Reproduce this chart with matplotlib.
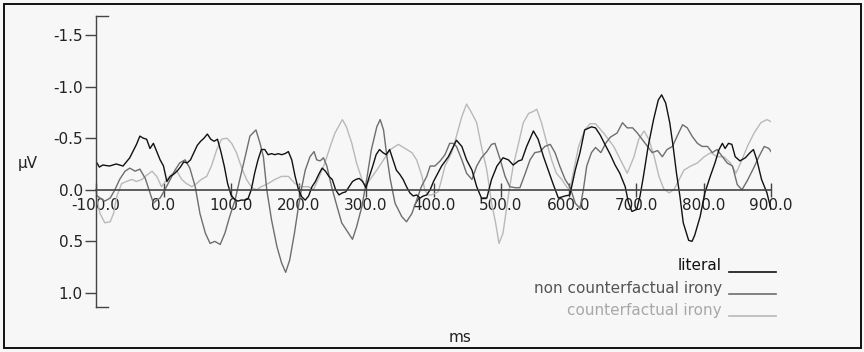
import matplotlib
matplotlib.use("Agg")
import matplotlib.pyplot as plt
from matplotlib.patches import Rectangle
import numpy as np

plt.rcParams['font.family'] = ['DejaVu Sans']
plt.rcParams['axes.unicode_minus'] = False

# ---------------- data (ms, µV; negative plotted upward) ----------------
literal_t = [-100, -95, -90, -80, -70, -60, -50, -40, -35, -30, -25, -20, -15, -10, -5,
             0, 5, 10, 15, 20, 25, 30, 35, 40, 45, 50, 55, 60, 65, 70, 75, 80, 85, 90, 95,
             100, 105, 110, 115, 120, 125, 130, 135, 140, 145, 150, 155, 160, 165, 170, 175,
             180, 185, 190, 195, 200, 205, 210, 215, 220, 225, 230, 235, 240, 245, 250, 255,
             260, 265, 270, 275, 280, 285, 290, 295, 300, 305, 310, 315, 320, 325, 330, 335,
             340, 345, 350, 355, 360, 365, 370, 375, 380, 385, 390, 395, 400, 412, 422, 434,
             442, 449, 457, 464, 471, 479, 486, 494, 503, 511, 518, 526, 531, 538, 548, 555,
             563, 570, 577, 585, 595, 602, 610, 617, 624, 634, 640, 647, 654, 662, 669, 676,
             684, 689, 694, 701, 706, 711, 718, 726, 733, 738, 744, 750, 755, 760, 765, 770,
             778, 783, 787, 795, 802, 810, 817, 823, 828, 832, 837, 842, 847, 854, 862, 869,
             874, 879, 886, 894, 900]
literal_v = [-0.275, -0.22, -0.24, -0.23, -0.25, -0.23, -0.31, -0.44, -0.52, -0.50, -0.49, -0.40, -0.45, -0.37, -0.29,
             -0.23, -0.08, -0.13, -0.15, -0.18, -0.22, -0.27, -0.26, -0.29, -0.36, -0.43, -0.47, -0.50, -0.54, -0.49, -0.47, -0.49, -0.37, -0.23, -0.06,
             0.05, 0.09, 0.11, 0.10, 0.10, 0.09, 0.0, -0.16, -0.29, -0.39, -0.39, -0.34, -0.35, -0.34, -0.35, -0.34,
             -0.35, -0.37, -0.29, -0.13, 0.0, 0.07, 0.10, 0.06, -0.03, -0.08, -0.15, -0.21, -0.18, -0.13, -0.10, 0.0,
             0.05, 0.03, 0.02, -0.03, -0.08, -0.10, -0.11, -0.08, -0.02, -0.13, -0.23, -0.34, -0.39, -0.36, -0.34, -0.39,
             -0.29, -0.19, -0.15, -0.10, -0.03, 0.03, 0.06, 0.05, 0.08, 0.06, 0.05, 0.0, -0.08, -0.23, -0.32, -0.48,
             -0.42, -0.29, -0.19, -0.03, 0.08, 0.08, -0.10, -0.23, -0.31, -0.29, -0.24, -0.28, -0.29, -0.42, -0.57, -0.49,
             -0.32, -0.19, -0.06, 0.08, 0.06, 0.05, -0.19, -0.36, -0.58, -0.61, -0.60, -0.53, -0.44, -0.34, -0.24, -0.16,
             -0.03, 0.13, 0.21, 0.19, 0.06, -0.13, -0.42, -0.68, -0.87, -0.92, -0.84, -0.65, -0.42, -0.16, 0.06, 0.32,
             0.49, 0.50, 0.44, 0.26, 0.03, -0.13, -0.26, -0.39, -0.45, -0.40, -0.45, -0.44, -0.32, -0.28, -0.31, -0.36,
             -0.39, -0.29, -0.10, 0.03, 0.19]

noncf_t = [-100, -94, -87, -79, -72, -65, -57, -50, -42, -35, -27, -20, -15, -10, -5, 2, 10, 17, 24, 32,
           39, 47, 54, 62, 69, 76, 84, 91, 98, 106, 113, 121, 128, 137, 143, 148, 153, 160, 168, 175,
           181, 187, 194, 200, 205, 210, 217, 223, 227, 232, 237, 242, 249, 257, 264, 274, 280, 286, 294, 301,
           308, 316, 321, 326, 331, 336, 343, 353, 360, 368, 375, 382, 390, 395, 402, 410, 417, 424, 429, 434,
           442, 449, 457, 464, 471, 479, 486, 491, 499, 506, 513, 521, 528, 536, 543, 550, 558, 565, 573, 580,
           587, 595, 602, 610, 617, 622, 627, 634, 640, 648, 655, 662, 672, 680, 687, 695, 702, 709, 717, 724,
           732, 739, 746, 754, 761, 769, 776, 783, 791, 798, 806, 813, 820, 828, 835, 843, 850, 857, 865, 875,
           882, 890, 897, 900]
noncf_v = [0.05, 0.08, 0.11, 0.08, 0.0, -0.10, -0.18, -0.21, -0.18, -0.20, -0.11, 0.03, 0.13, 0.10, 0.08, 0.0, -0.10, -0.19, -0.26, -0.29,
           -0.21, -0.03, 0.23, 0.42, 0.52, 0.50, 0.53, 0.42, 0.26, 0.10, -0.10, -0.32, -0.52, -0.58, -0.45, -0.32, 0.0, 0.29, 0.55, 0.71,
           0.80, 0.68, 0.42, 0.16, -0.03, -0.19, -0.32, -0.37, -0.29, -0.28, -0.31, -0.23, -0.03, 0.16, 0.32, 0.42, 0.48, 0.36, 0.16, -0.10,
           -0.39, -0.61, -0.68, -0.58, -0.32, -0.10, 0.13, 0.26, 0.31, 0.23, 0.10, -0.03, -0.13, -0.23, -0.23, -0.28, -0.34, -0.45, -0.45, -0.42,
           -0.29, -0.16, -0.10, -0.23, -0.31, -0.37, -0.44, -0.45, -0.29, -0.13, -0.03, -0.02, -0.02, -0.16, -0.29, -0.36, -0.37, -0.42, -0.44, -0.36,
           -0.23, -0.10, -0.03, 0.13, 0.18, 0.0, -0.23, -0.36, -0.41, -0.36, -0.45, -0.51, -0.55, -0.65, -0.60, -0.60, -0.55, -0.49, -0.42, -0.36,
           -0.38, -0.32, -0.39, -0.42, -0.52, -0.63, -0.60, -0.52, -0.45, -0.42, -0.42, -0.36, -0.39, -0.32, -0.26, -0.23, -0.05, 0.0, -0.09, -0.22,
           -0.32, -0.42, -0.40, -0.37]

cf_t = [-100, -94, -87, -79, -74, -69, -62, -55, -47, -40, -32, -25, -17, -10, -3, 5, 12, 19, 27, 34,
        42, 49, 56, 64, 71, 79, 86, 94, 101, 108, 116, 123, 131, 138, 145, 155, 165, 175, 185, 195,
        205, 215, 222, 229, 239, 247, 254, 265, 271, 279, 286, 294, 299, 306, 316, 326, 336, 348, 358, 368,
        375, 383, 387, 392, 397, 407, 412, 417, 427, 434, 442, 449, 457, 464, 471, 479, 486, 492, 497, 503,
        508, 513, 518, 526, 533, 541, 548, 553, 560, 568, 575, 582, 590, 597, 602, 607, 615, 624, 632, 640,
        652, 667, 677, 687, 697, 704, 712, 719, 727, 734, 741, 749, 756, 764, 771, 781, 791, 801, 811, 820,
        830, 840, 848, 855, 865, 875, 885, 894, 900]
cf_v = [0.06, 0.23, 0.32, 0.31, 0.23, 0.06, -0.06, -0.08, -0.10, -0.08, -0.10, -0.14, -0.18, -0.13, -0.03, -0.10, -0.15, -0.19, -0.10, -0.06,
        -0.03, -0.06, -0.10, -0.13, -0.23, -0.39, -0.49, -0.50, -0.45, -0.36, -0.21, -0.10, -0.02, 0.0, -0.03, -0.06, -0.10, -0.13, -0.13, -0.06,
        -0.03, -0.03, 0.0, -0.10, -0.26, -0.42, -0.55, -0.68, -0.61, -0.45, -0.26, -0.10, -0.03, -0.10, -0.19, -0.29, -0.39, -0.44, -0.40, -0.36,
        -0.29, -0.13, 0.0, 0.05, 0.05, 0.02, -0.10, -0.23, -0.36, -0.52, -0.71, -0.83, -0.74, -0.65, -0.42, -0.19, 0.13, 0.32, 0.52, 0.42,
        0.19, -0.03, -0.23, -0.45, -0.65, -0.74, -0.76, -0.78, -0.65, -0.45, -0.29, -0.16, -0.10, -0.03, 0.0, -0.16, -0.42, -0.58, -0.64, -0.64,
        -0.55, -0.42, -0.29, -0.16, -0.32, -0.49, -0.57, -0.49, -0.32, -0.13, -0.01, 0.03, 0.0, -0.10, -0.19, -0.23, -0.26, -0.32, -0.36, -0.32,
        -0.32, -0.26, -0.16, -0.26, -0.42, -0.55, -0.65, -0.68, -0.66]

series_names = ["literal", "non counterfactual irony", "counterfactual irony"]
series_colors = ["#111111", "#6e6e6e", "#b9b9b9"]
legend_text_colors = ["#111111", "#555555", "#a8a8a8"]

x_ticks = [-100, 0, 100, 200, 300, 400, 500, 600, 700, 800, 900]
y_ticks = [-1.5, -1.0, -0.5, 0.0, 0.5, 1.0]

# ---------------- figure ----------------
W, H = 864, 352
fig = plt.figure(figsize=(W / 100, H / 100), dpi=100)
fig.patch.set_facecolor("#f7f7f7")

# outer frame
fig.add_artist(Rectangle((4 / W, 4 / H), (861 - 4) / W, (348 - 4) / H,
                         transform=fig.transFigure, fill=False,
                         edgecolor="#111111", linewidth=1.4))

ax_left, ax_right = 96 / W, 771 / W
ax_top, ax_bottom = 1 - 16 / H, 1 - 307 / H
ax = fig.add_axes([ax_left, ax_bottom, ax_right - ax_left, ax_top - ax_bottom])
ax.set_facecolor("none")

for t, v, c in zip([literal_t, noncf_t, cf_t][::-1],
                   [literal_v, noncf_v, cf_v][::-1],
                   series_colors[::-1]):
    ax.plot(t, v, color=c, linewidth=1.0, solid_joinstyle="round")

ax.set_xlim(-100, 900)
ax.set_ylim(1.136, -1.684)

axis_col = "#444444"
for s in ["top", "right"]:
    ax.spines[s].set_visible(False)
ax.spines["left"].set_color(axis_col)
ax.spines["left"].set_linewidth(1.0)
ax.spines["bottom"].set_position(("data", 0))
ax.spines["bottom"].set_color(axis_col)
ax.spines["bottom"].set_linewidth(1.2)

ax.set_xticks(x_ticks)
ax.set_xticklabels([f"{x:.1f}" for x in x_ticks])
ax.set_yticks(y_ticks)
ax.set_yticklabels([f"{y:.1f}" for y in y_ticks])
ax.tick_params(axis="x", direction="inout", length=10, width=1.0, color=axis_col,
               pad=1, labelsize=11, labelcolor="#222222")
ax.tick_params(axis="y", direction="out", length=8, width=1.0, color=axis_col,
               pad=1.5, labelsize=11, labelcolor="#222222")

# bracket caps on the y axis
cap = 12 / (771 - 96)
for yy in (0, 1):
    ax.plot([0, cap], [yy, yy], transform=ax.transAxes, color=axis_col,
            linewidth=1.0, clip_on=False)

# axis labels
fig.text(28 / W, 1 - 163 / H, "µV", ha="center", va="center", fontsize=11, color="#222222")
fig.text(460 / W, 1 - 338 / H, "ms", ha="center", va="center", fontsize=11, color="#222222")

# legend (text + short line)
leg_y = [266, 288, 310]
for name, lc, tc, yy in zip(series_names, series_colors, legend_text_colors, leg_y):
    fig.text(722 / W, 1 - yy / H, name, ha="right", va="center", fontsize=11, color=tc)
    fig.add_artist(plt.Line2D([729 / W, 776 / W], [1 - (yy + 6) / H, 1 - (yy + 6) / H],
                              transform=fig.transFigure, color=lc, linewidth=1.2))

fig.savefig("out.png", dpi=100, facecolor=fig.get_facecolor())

◇ ◇ ◇ ◇ ◇

■ DIRECTIONS ■
From the first line above through the line containing "plt.rcParams['axes.unicode_minus'] = False", copy everything exactly, without the pictures.

■ EXERCISE ANSWER ■
Reproduce this chart with matplotlib.
import matplotlib
matplotlib.use("Agg")
import matplotlib.pyplot as plt
from matplotlib.patches import Rectangle
import numpy as np

plt.rcParams['font.family'] = ['DejaVu Sans']
plt.rcParams['axes.unicode_minus'] = False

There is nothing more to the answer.